Northwestern Events Calendar

Jan
15
2021

Facing the Music: Play, Social Death and Gendered Survival After Fela Kuti

When: Friday, January 15, 2021
11:00 AM - 12:30 PM CT

Audience: Faculty/Staff - Student - Post Docs/Docs - Graduate Students

Contact: Dina Walters   (847) 491-3171

Group: SOC - Department of Performance Studies

Co-Sponsor: African American Studies Department

Category: Academic, Fine Arts, Lectures & Meetings, Multicultural & Diversity

Description:

Please join the Departments of Performance Studies and African American Studies on Friday, January 15th at 11am for Facing the Music: Play, Social Death and Gendered Survival After Fela Kuti, a virtual public lecture with Dotun Ayobade, Assistant Professor of Africana Studies at Brown University.  Please contact dinac@northwestern.edu to RSVP and receive the Zoom link.   

Description:

The shocking death, in 1997, of acclaimed Nigerian musician/activist Fela Kuti rocked the global art community. That he had died due to AIDS-related complications only added to the questions surrounding his life and legacy. This talk reads the circumstances surrounding this highly mediatized death from the perspectives of Fela’s closest women collaborators, the Queens. Having animated Fela’s music and activism for decades, some of these women found themselves rocked by questions of mortality and belonging at a time of stigma and anxiety around HIV/AIDS. This talk uses Fela’s publicized death, a watershed moment in Nigeria’s public health history, as an entrée into the less considered gendered aftershocks of his monumental life. The talk also considers the flexible uses of performance to hegemonic and beatifying ends at a moment of crisis.

Biography

Dotun Ayobade (he, his, him) is an Assistant Professor of Africana Studies/Rites and Reason Theatre at Brown University. His scholarship and teaching are in the areas of late twentieth century dance, performance and popular music in West Africa. Ayobade attends to how, beyond the modalities of writing, West Africans activate aesthetic and everyday social performance to shape their lived realities, forge belonging, and declare being in the African political economy. Ayobade is currently working on the first book-length study of the storied lives of Nigeria’s Afrobeat Queens, an iconic group of women that helped give potency to the activism of famed musician, Fela Kuti. Provisionally entitled The Afrobeat Queens: Gender, Play, and the Making of Fela Kuti’s Music Subculture, this book examines how the Queens fashioned performance strategies to negotiate agency and visibility when confronted with state authoritarianism and social rebuke. The book project is under contract with Indiana University Press.

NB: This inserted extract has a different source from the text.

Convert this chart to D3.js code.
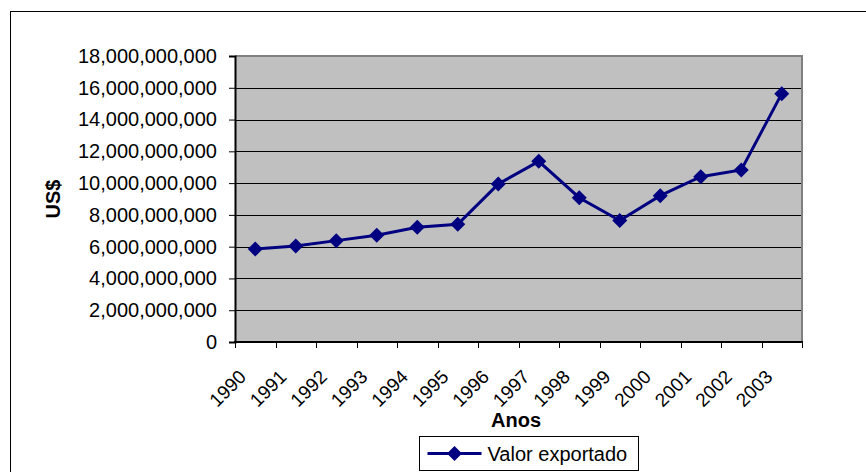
<!DOCTYPE html>
<html lang="pt">
<head>
  <meta charset="UTF-8">
  <title>Valor exportado</title>
  <script src="https://d3js.org/d3.v7.min.js"></script>
  <style>
    body { margin:0; background:#fff; }
    svg { display:block; font-family:'Liberation Sans', Arial, sans-serif; }
  </style>
</head>
<body>
  <svg width="866" height="472"></svg>
  <script>
    // anos e valores exportados (US$)
    const years = ['1990','1991','1992','1993','1994','1995','1996','1997','1998','1999','2000','2001','2002','2003']
    const values = [5.85e9, 6.04e9, 6.38e9, 6.72e9, 7.22e9, 7.41e9, 9.94e9, 11.37e9, 9.08e9, 7.64e9, 9.21e9, 10.40e9, 10.83e9, 15.63e9]
    const yTicks = [0, 2e9, 4e9, 6e9, 8e9, 10e9, 12e9, 14e9, 16e9, 18e9]
    const seriesName = 'Valor exportado'

    const svg = d3.select('svg')
    const plot = {left: 235, right: 802, top: 56, bottom: 342}
    const navy = '#000080'

    // outer chart border (runs off the page right and bottom)
    svg.append('rect')
      .attr('x', 10.5).attr('y', 11.5)
      .attr('width', 900).attr('height', 500)
      .attr('fill', 'none').attr('stroke', '#000').attr('stroke-width', 1)

    const x = d3.scaleBand().domain(years).range([plot.left, plot.right])
    const y = d3.scaleLinear().domain([0, 18e9]).range([plot.bottom, plot.top])

    // plot area
    svg.append('rect')
      .attr('x', plot.left).attr('y', plot.top)
      .attr('width', plot.right - plot.left).attr('height', plot.bottom - plot.top)
      .attr('fill', '#c0c0c0')

    // gridlines
    svg.append('g').selectAll('line')
      .data(yTicks.filter(d => d > 0 && d < 18e9))
      .enter().append('line')
      .attr('x1', plot.left).attr('x2', plot.right)
      .attr('y1', d => Math.round(y(d)) + 0.5).attr('y2', d => Math.round(y(d)) + 0.5)
      .attr('stroke', '#000').attr('stroke-width', 1)

    // plot border top / right in gray
    svg.append('path')
      .attr('d', `M${plot.left},${plot.top} H${plot.right} V${plot.bottom}`)
      .attr('fill', 'none').attr('stroke', '#808080').attr('stroke-width', 2)

    // y axis
    const yAxis = d3.axisLeft(y)
      .tickValues(yTicks)
      .tickSize(6)
      .tickPadding(12)
      .tickFormat(d3.format(',.0f'))
    const gy = svg.append('g')
      .attr('transform', `translate(${plot.left},0)`)
      .call(yAxis)
    gy.select('.domain').attr('stroke', '#000').attr('stroke-width', 2)
    gy.selectAll('.tick line').attr('stroke', '#000')
    gy.selectAll('.tick text')
      .attr('font-size', 20).attr('fill', '#000')
      .attr('font-family', "'Liberation Sans', Arial, sans-serif")

    // x axis: ticks on category boundaries
    const bounds = years.map(d => x(d)).concat([plot.right])
    const gx = svg.append('g')
    gx.append('line')
      .attr('x1', plot.left - 1).attr('x2', plot.right + 1)
      .attr('y1', plot.bottom).attr('y2', plot.bottom)
      .attr('stroke', '#000').attr('stroke-width', 2)
    gx.selectAll('line.tk').data(bounds).enter().append('line')
      .attr('class', 'tk')
      .attr('x1', d => Math.round(d) + 0.5).attr('x2', d => Math.round(d) + 0.5)
      .attr('y1', plot.bottom).attr('y2', plot.bottom + 6)
      .attr('stroke', '#000')
    gx.selectAll('text').data(years).enter().append('text')
      .attr('transform', d => `translate(${x(d) + x.bandwidth() / 2 - 8},${plot.bottom + 36}) rotate(-45)`)
      .attr('text-anchor', 'end')
      .attr('font-size', 19)
      .text(d => d)

    // axis titles
    svg.append('text')
      .attr('transform', `translate(60,${(plot.top + plot.bottom) / 2}) rotate(-90)`)
      .attr('text-anchor', 'middle')
      .attr('font-size', 20).attr('font-weight', 'bold')
      .text('US$')
    svg.append('text')
      .attr('x', 516).attr('y', 427)
      .attr('text-anchor', 'middle')
      .attr('font-size', 20).attr('font-weight', 'bold')
      .text('Anos')

    // series line and markers
    const cx = d => x(d) + x.bandwidth() / 2
    const line = d3.line()
      .x((d, i) => cx(years[i]))
      .y(d => y(d))
    svg.append('path')
      .datum(values)
      .attr('d', line)
      .attr('fill', 'none').attr('stroke', navy).attr('stroke-width', 3)

    const diamond = 'M0,-7.5L7.5,0L0,7.5L-7.5,0Z'
    svg.append('g').selectAll('path')
      .data(values)
      .enter().append('path')
      .attr('d', diamond)
      .attr('transform', (d, i) => `translate(${cx(years[i])},${y(d)})`)
      .attr('fill', navy)

    // legend
    const lg = svg.append('g').attr('transform', 'translate(419.5,436.5)')
    lg.append('rect')
      .attr('width', 219).attr('height', 34)
      .attr('fill', '#fff').attr('stroke', '#000')
    lg.append('line')
      .attr('x1', 8).attr('x2', 62).attr('y1', 17).attr('y2', 17)
      .attr('stroke', navy).attr('stroke-width', 3)
    lg.append('path')
      .attr('d', diamond)
      .attr('transform', 'translate(35,17)')
      .attr('fill', navy)
    lg.append('text')
      .attr('x', 68).attr('y', 24)
      .attr('font-size', 20)
      .text(seriesName)
  </script>
</body>
</html>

Ayobade’s writing have appeared in the Journal of African Cultural Studies, in edited book volumes and in other public fora. He has a forthcoming essay “Inventing Moves, Or, How Nigerian Musicians Sculpt the Body Politic” in the Dance Research Journal. Ayobade’s publications underscore his longstanding interest in the uses, forms and trajectories of a multitude of cultural products in Africa and the diaspora.

Ayobade’s research earned him University of Texas at Austin’s Graduate School Named/Endowed Continuing Fellowship (2014-2015) and, more recently, Brown University’s Salomon Faculty Research Award.